Data section:
※ ※ ※
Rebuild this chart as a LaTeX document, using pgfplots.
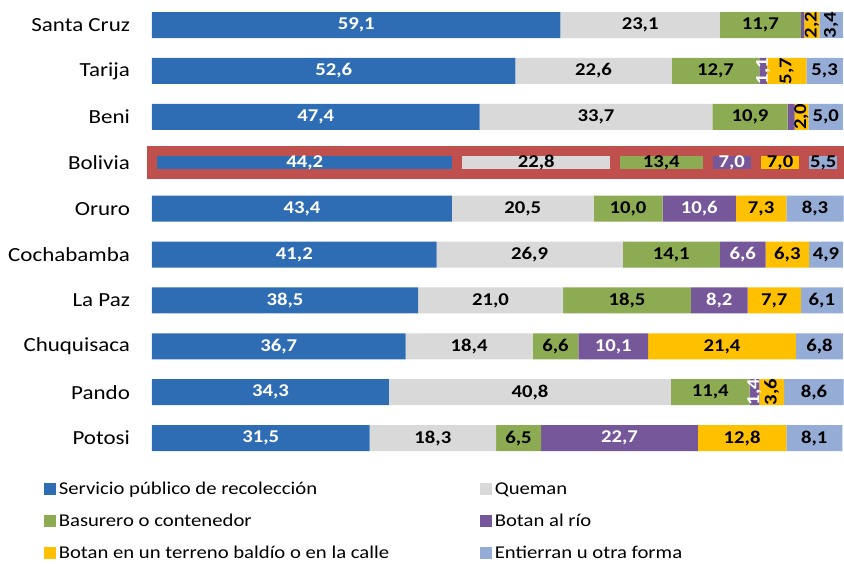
\documentclass[border=0pt]{standalone}
\usepackage{pgfplots}
\pgfplotsset{compat=1.18}
\usepackage{pgfplotstable}
\usepackage{fontspec}
\setmainfont{Carlito}[FakeStretch=1.15]
\usetikzlibrary{calc}

\definecolor{cblue}{HTML}{2E6DB4}
\definecolor{cgray}{HTML}{D9D9D9}
\definecolor{cgreen}{HTML}{8CAB52}
\definecolor{cpurple}{HTML}{76579A}
\definecolor{cyellow}{HTML}{FFC000}
\definecolor{clight}{HTML}{94ACD6}
\definecolor{cred}{HTML}{C0504D}

% departamentos (Bolivia aparte)
\pgfplotstableread{
pos s1 s2 s3 s4 s5 s6 r4 r5 r6 o4
9 59.1 23.1 11.7 0.5 2.2 3.4 90 90 90 0
8 52.6 22.6 12.7 1.1 5.7 5.3 90 90 0 1
7 47.4 33.7 10.9 1.0 2.0 5.0 90 90 0 0
5 43.4 20.5 10.0 10.6 7.3 8.3 0 0 0 1
4 41.2 26.9 14.1 6.6 6.3 4.9 0 0 0 1
3 38.5 21.0 18.5 8.2 7.7 6.1 0 0 0 1
2 36.7 18.4 6.6 10.1 21.4 6.8 0 0 0 1
1 34.3 40.8 11.4 1.4 3.6 8.6 90 90 0 1
0 31.5 18.3 6.5 22.7 12.8 8.1 0 0 0 1
}\deptos

\pgfplotstableread{
pos s1 s2 s3 s4 s5 s6
6 44.2 22.8 13.4 7.0 7.0 5.5
}\bolivia

\pgfplotsset{
  basebars/.style={
    width=519pt, height=345.8pt, scale only axis,
    xbar stacked, xmin=0, xmax=100.15, ymin=-0.5, ymax=9.545,
    axis line style={draw=none}, major tick length=0pt, xtick=\empty,
    ytick={0,...,9},
    nodes near coords, point meta=explicit,
    every node near coord/.append style={font=\bfseries\fontsize{13.5}{15}\selectfont, text=black},
    /pgf/number format/.cd, use comma, fixed, fixed zerofill, precision=1, assume math mode=true,
  },
}

\begin{document}
\begin{tikzpicture}
\begin{axis}[basebars, name=main, bar width=19.5pt,
  yticklabels={Potosi,Pando,Chuquisaca,La Paz,Cochabamba,Oruro,Bolivia,Beni,Tarija,Santa Cruz},
  yticklabel style={font=\fontsize{15}{17}\selectfont, xshift=-13pt},
  legend columns=2,
  legend style={draw=none, fill=none, at={(-0.162,0)}, anchor=north west, yshift=-11.5pt,
    font=\fontsize{13.5}{16}\selectfont, row sep=9pt,
    /tikz/every even column/.append style={column sep=0pt}},
  legend cell align=left,
  legend image code/.code={\fill[#1] (0pt,-4.5pt) rectangle (9pt,4.5pt);},
]
\addplot[fill=cblue, draw=none, every node near coord/.append style={text=white}]
  table[x=s1, y=pos, meta=s1]{\deptos};
\addlegendentry{\makebox[314pt][l]{Servicio público de recolección}}
\addplot[fill=cgray, draw=none]
  table[x=s2, y=pos, meta=s2]{\deptos};
\addlegendentry{Queman}
\addplot[fill=cgreen, draw=none]
  table[x=s3, y=pos, meta=s3]{\deptos};
\addlegendentry{\makebox[314pt][l]{Basurero o contenedor}}
\addplot[fill=cpurple, draw=none,
  visualization depends on={\thisrow{r4} \as \rot},
  visualization depends on={\thisrow{o4} \as \op},
  every node near coord/.append style={text=white, rotate=\rot, text opacity=\op}]
  table[x=s4, y=pos, meta=s4]{\deptos};
\addlegendentry{Botan al río}
\addplot[fill=cyellow, draw=none,
  visualization depends on={\thisrow{r5} \as \rot},
  every node near coord/.append style={rotate=\rot}]
  table[x=s5, y=pos, meta=s5]{\deptos};
\addlegendentry{\makebox[314pt][l]{Botan en un terreno baldío o en la calle}}
\addplot[fill=clight, draw=none,
  visualization depends on={\thisrow{r6} \as \rot},
  every node near coord/.append style={rotate=\rot}]
  table[x=s6, y=pos, meta=s6]{\deptos};
\addlegendentry{Entierran u otra forma}
\end{axis}

% Bolivia, resaltada con borde rojo grueso
\begin{axis}[basebars, at={(main.south west)}, anchor=south west, bar width=17.6pt,
  hide axis, clip=false]
\addplot[fill=cblue, draw=cred, line width=7.5pt, every node near coord/.append style={text=white}]
  table[x=s1, y=pos, meta=s1]{\bolivia};
\addplot[fill=cgray, draw=cred, line width=7.5pt]
  table[x=s2, y=pos, meta=s2]{\bolivia};
\addplot[fill=cgreen, draw=cred, line width=7.5pt]
  table[x=s3, y=pos, meta=s3]{\bolivia};
\addplot[fill=cpurple, draw=cred, line width=7.5pt, every node near coord/.append style={text=white}]
  table[x=s4, y=pos, meta=s4]{\bolivia};
\addplot[fill=cyellow, draw=cred, line width=7.5pt]
  table[x=s5, y=pos, meta=s5]{\bolivia};
\addplot[fill=clight, draw=cred, line width=7.5pt]
  table[x=s6, y=pos, meta=s6]{\bolivia};
\end{axis}

\pgfresetboundingbox
\path ($(main.north west)+(-114pt,0)$) rectangle ($(main.north east)+(0,-423pt)$);
\end{tikzpicture}
\end{document}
※ ※ ※
Task directions: Copy the data exactly. Any picture it contains is to be omitted.

Result:
Rebuild this chart as a LaTeX document, using pgfplots.
\documentclass[border=0pt]{standalone}
\usepackage{pgfplots}
\pgfplotsset{compat=1.18}
\usepackage{pgfplotstable}
\usepackage{fontspec}
\setmainfont{Carlito}[FakeStretch=1.15]
\usetikzlibrary{calc}

\definecolor{cblue}{HTML}{2E6DB4}
\definecolor{cgray}{HTML}{D9D9D9}
\definecolor{cgreen}{HTML}{8CAB52}
\definecolor{cpurple}{HTML}{76579A}
\definecolor{cyellow}{HTML}{FFC000}
\definecolor{clight}{HTML}{94ACD6}
\definecolor{cred}{HTML}{C0504D}

% departamentos (Bolivia aparte)
\pgfplotstableread{
pos s1 s2 s3 s4 s5 s6 r4 r5 r6 o4
9 59.1 23.1 11.7 0.5 2.2 3.4 90 90 90 0
8 52.6 22.6 12.7 1.1 5.7 5.3 90 90 0 1
7 47.4 33.7 10.9 1.0 2.0 5.0 90 90 0 0
5 43.4 20.5 10.0 10.6 7.3 8.3 0 0 0 1
4 41.2 26.9 14.1 6.6 6.3 4.9 0 0 0 1
3 38.5 21.0 18.5 8.2 7.7 6.1 0 0 0 1
2 36.7 18.4 6.6 10.1 21.4 6.8 0 0 0 1
1 34.3 40.8 11.4 1.4 3.6 8.6 90 90 0 1
0 31.5 18.3 6.5 22.7 12.8 8.1 0 0 0 1
}\deptos

\pgfplotstableread{
pos s1 s2 s3 s4 s5 s6
6 44.2 22.8 13.4 7.0 7.0 5.5
}\bolivia

\pgfplotsset{
  basebars/.style={
    width=519pt, height=345.8pt, scale only axis,
    xbar stacked, xmin=0, xmax=100.15, ymin=-0.5, ymax=9.545,
    axis line style={draw=none}, major tick length=0pt, xtick=\empty,
    ytick={0,...,9},
    nodes near coords, point meta=explicit,
    every node near coord/.append style={font=\bfseries\fontsize{13.5}{15}\selectfont, text=black},
    /pgf/number format/.cd, use comma, fixed, fixed zerofill, precision=1, assume math mode=true,
  },
}

\begin{document}
\begin{tikzpicture}
\begin{axis}[basebars, name=main, bar width=19.5pt,
  yticklabels={Potosi,Pando,Chuquisaca,La Paz,Cochabamba,Oruro,Bolivia,Beni,Tarija,Santa Cruz},
  yticklabel style={font=\fontsize{15}{17}\selectfont, xshift=-13pt},
  legend columns=2,
  legend style={draw=none, fill=none, at={(-0.162,0)}, anchor=north west, yshift=-11.5pt,
    font=\fontsize{13.5}{16}\selectfont, row sep=9pt,
    /tikz/every even column/.append style={column sep=0pt}},
  legend cell align=left,
  legend image code/.code={\fill[#1] (0pt,-4.5pt) rectangle (9pt,4.5pt);},
]
\addplot[fill=cblue, draw=none, every node near coord/.append style={text=white}]
  table[x=s1, y=pos, meta=s1]{\deptos};
\addlegendentry{\makebox[314pt][l]{Servicio público de recolección}}
\addplot[fill=cgray, draw=none]
  table[x=s2, y=pos, meta=s2]{\deptos};
\addlegendentry{Queman}
\addplot[fill=cgreen, draw=none]
  table[x=s3, y=pos, meta=s3]{\deptos};
\addlegendentry{\makebox[314pt][l]{Basurero o contenedor}}
\addplot[fill=cpurple, draw=none,
  visualization depends on={\thisrow{r4} \as \rot},
  visualization depends on={\thisrow{o4} \as \op},
  every node near coord/.append style={text=white, rotate=\rot, text opacity=\op}]
  table[x=s4, y=pos, meta=s4]{\deptos};
\addlegendentry{Botan al río}
\addplot[fill=cyellow, draw=none,
  visualization depends on={\thisrow{r5} \as \rot},
  every node near coord/.append style={rotate=\rot}]
  table[x=s5, y=pos, meta=s5]{\deptos};
\addlegendentry{\makebox[314pt][l]{Botan en un terreno baldío o en la calle}}
\addplot[fill=clight, draw=none,
  visualization depends on={\thisrow{r6} \as \rot},
  every node near coord/.append style={rotate=\rot}]
  table[x=s6, y=pos, meta=s6]{\deptos};
\addlegendentry{Entierran u otra forma}
\end{axis}

% Bolivia, resaltada con borde rojo grueso
\begin{axis}[basebars, at={(main.south west)}, anchor=south west, bar width=17.6pt,
  hide axis, clip=false]
\addplot[fill=cblue, draw=cred, line width=7.5pt, every node near coord/.append style={text=white}]
  table[x=s1, y=pos, meta=s1]{\bolivia};
\addplot[fill=cgray, draw=cred, line width=7.5pt]
  table[x=s2, y=pos, meta=s2]{\bolivia};
\addplot[fill=cgreen, draw=cred, line width=7.5pt]
  table[x=s3, y=pos, meta=s3]{\bolivia};
\addplot[fill=cpurple, draw=cred, line width=7.5pt, every node near coord/.append style={text=white}]
  table[x=s4, y=pos, meta=s4]{\bolivia};
\addplot[fill=cyellow, draw=cred, line width=7.5pt]
  table[x=s5, y=pos, meta=s5]{\bolivia};
\addplot[fill=clight, draw=cred, line width=7.5pt]
  table[x=s6, y=pos, meta=s6]{\bolivia};
\end{axis}

\pgfresetboundingbox
\path ($(main.north west)+(-114pt,0)$) rectangle ($(main.north east)+(0,-423pt)$);
\end{tikzpicture}
\end{document}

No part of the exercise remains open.